There are a lot of people -- tens of millions in the U.S. -- who don't know much news other than what Fox tells them, and if they got the urge to look elsewhere for news, they'd have no idea where to get it. Just as I was as a high school student.
But, since that time, I've had some additional, different kinds of experience:
Starting off, I was raised in the same place where he was raised. I didn't know much about the world (other than my own direct personal experiences of it, which started me off being skeptical -- like "a skeptic without a cause" since I didn't know where to turn for anything else).
Then I got away and spent 4 years at a college (which I regard as a "liberal arts" college), and a little later 2 years at a university (still a little bit "liberal arts" for me because of my associations with a wide variety of people there, including several from other countries). All this gradually broadened my knowledge base. I'm a slow learner, but at least I have a tendency to respect people, so I picked up a few thoughts or perspectives along the way. As in osmosis. I guess what I can articulate of it is that I got used to a wider variety of people being "real people" to me, so that if I see someone who looks different, or speaks a different language and doesn't speak English well, I might still realize they're just as real, human, intelligent, ethical, etc. as I am. (I still have some difficulty relating to women though -- they're more difficult than international, but less difficult than Republican. Republicans are sort of like the evil invaders from outer space -- in my perception of them, I mean.)
And then a little later I moved to the San Francisco Bay Area (a multicultural area) and worked many years there in a research establishment (where I continued to meet and associate with a variety of people, many from other countries).

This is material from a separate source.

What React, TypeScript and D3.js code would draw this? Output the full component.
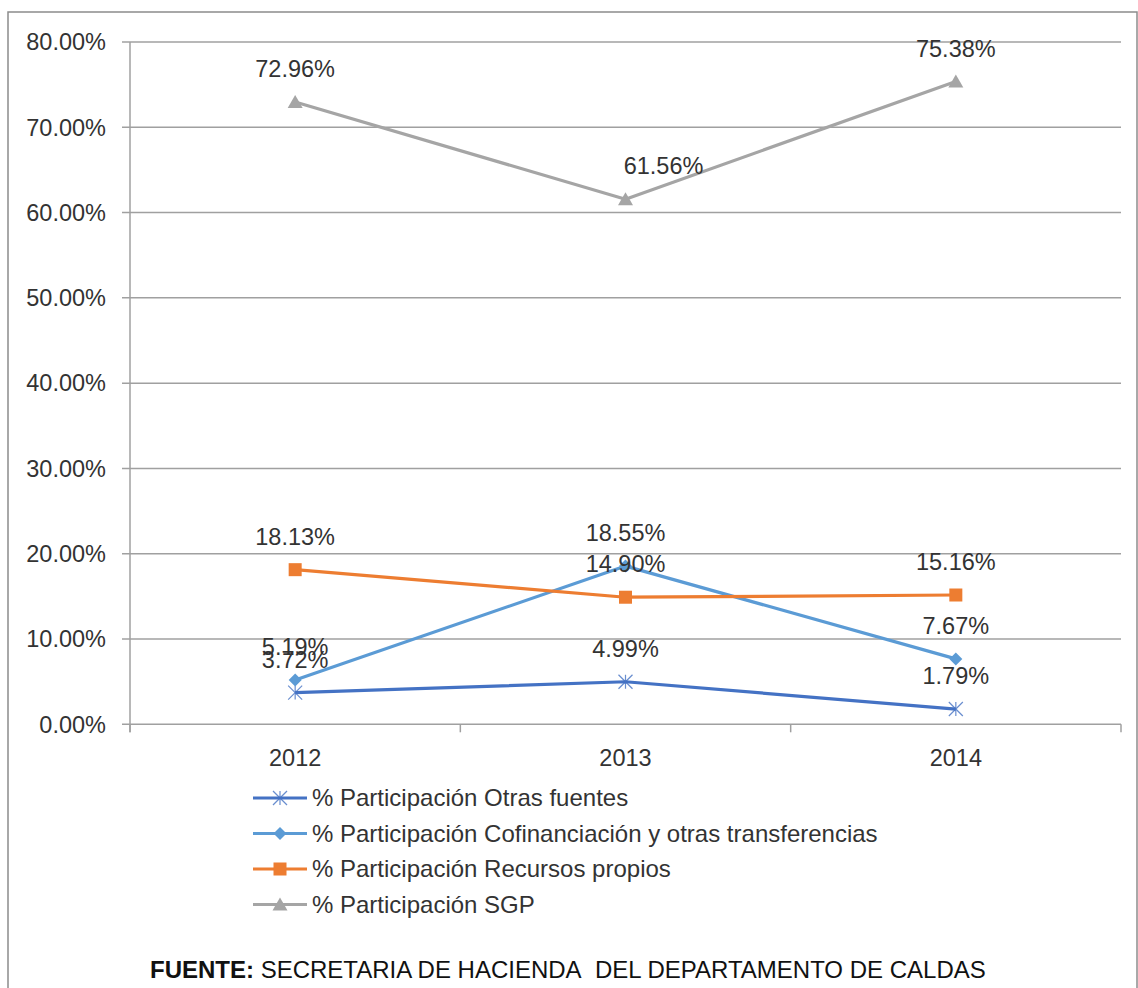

Also, while commuting an hour round-trip each day, with nothing else to do, while randomly turning the dial on the car radio, I happened to discover "KPFA" the FM radio f**gship station of the Pacifica network. KPFA is based in Berkeley, California. (I've long been in awe of Berkeley, San Francisco, and the 1960s; I grew up thinking maybe somehow they are "where it's at"; but that is very subjective.). KPFA was much more interesting than anything else on the radio (in case you're curious, you can find it at kpfa.org), especially for me, having been raised where there wasn't anything like that. I wish I had had access to KPFA when I was a teenager, but there was no internet then and I was too far from such FM radio stations. I didn't even know what FM radio was until college; we only listened to AM radio.
From KPFA I learned about Palestine and also a little about Haiti, and as a result (from that and a couple of books, etc.) now I think I know about Palestine, but I did not develop much interest in Haiti.
KPFA has much other interesting commentary (they had Howard Zinn occasionally -- and that's just one example). It's _still_ my favorite place to hear the news, but (aside from its news broadcasts) I've gotten tired of the feminism in some of its programming -- not my kind of feminism, I guess. It does still have a variety of good programs -- plenty of them -- that don't have any connection to what I perceive as feminism.
Meanwhile someone introduced me to the work of Warren Farrell (author of Why Men Are The Way They Are and other very interesting books later than that one). (If anyone is still with me, I might lose them at Farrell, but why should I care.) If KPFA and Feminism and, say, Dr. Phil were all bowling pins, then Warren Farrell would be the bowling ball that knocks them all down. He _is_ a feminist, just not the same kind one hears so much these days. Farrell is what I'd call both a feminist and a masculinist at the same time, but since feminism's already got so much air time, he's had to take up the slack on the masculinist side, so he writes more about men's perspectives, and so some women just really h**e him. I don't know how he ever managed to get anything published in today's feminist world, but apparently perseverance pays off.
All the above plus some additional direct personal experience adds up to the way I see the world.